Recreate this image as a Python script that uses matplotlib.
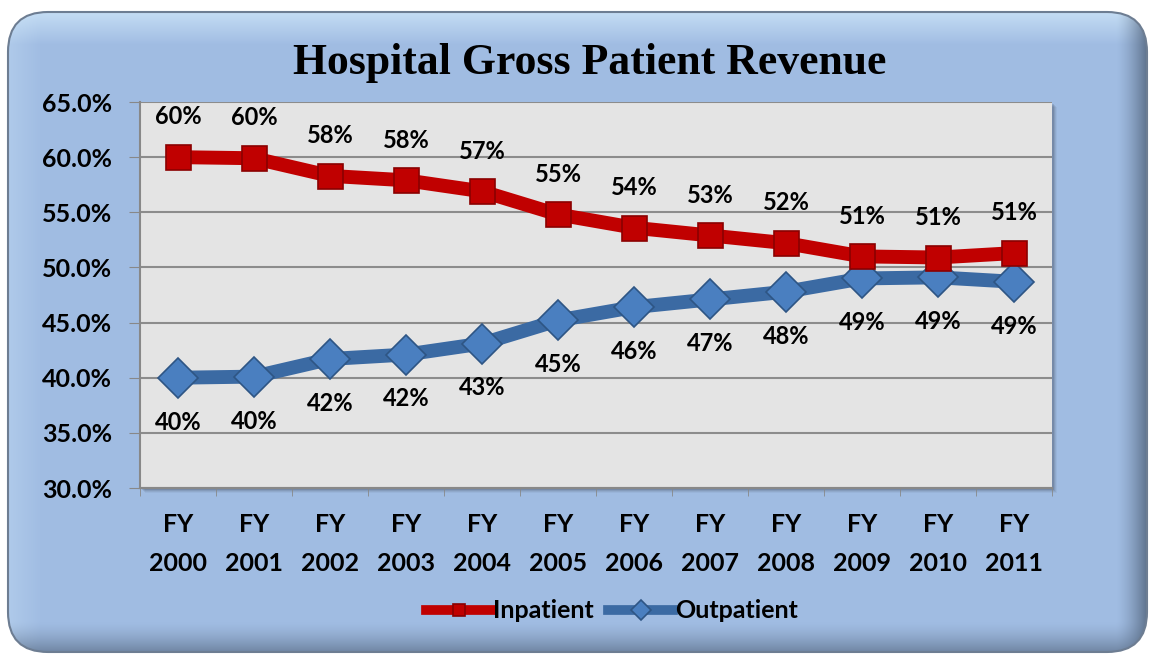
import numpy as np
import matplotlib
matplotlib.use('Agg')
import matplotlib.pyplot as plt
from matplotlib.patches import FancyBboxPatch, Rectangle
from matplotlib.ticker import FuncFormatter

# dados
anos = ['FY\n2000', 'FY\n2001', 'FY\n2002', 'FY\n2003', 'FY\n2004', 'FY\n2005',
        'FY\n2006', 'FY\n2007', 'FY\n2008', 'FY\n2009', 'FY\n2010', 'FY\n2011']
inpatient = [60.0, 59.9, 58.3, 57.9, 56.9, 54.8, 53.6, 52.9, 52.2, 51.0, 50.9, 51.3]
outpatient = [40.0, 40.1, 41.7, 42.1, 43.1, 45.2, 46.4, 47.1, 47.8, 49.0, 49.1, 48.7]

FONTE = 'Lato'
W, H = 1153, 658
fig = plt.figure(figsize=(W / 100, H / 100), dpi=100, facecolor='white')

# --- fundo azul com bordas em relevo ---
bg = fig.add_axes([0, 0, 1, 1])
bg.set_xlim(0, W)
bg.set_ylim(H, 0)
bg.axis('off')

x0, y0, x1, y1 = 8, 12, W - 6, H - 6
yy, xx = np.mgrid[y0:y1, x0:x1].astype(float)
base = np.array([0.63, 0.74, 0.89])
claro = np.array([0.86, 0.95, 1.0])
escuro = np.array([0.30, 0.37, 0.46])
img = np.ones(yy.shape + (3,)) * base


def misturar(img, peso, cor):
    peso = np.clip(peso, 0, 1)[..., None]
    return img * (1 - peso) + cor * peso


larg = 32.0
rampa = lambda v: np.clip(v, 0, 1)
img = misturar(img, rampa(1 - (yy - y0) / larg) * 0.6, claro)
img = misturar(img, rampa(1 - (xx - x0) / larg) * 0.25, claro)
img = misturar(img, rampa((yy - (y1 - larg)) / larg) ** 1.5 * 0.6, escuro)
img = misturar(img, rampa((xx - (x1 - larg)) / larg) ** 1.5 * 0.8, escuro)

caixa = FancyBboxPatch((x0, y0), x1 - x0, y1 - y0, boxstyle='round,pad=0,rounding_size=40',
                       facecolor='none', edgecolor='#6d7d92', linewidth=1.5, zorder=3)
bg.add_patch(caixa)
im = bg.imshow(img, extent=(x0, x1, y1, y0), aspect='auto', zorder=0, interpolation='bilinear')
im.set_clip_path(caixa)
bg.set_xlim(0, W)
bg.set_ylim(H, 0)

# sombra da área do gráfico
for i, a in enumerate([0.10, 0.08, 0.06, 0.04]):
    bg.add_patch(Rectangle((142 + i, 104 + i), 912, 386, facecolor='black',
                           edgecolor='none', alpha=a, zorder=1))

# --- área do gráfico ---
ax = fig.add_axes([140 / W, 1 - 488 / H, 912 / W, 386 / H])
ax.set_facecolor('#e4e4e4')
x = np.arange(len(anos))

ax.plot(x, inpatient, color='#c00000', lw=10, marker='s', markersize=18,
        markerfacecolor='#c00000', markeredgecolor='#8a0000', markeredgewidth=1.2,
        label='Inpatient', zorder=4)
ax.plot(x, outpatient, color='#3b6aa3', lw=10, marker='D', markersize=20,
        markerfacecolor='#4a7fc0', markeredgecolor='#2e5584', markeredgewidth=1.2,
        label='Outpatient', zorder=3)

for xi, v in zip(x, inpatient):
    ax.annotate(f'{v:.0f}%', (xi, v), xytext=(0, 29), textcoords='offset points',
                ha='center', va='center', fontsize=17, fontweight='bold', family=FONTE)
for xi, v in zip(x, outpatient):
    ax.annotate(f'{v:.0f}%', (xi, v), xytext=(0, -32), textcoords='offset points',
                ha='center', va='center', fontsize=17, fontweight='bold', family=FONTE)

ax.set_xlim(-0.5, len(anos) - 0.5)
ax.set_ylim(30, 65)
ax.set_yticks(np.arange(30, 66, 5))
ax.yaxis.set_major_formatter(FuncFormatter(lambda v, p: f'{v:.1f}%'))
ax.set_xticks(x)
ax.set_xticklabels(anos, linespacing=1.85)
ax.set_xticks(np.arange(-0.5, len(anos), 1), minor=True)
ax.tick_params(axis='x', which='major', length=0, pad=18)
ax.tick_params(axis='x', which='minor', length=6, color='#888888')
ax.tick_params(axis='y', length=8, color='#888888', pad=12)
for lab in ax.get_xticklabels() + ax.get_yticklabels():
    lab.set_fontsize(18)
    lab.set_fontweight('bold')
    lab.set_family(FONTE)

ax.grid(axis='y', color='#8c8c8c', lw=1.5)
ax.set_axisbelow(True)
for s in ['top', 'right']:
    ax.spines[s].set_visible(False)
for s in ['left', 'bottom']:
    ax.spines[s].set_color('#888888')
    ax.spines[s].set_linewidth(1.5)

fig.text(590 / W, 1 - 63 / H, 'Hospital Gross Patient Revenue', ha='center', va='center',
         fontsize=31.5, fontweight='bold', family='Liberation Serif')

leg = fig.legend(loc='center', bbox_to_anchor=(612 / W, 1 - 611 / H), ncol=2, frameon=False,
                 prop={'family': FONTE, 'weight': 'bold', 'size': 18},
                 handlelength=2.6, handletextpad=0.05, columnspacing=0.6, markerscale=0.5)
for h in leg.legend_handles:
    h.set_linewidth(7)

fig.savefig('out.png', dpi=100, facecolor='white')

++++++

**Task goal:** Print the data above verbatim from the first line through the line holding "fig = plt.figure(figsize=(W", leaving every picture out.

**Written response:**
Recreate this image as a Python script that uses matplotlib.
import numpy as np
import matplotlib
matplotlib.use('Agg')
import matplotlib.pyplot as plt
from matplotlib.patches import FancyBboxPatch, Rectangle
from matplotlib.ticker import FuncFormatter

# dados
anos = ['FY\n2000', 'FY\n2001', 'FY\n2002', 'FY\n2003', 'FY\n2004', 'FY\n2005',
        'FY\n2006', 'FY\n2007', 'FY\n2008', 'FY\n2009', 'FY\n2010', 'FY\n2011']
inpatient = [60.0, 59.9, 58.3, 57.9, 56.9, 54.8, 53.6, 52.9, 52.2, 51.0, 50.9, 51.3]
outpatient = [40.0, 40.1, 41.7, 42.1, 43.1, 45.2, 46.4, 47.1, 47.8, 49.0, 49.1, 48.7]

FONTE = 'Lato'
W, H = 1153, 658
fig = plt.figure(figsize=(W / 100, H / 100), dpi=100, facecolor='white')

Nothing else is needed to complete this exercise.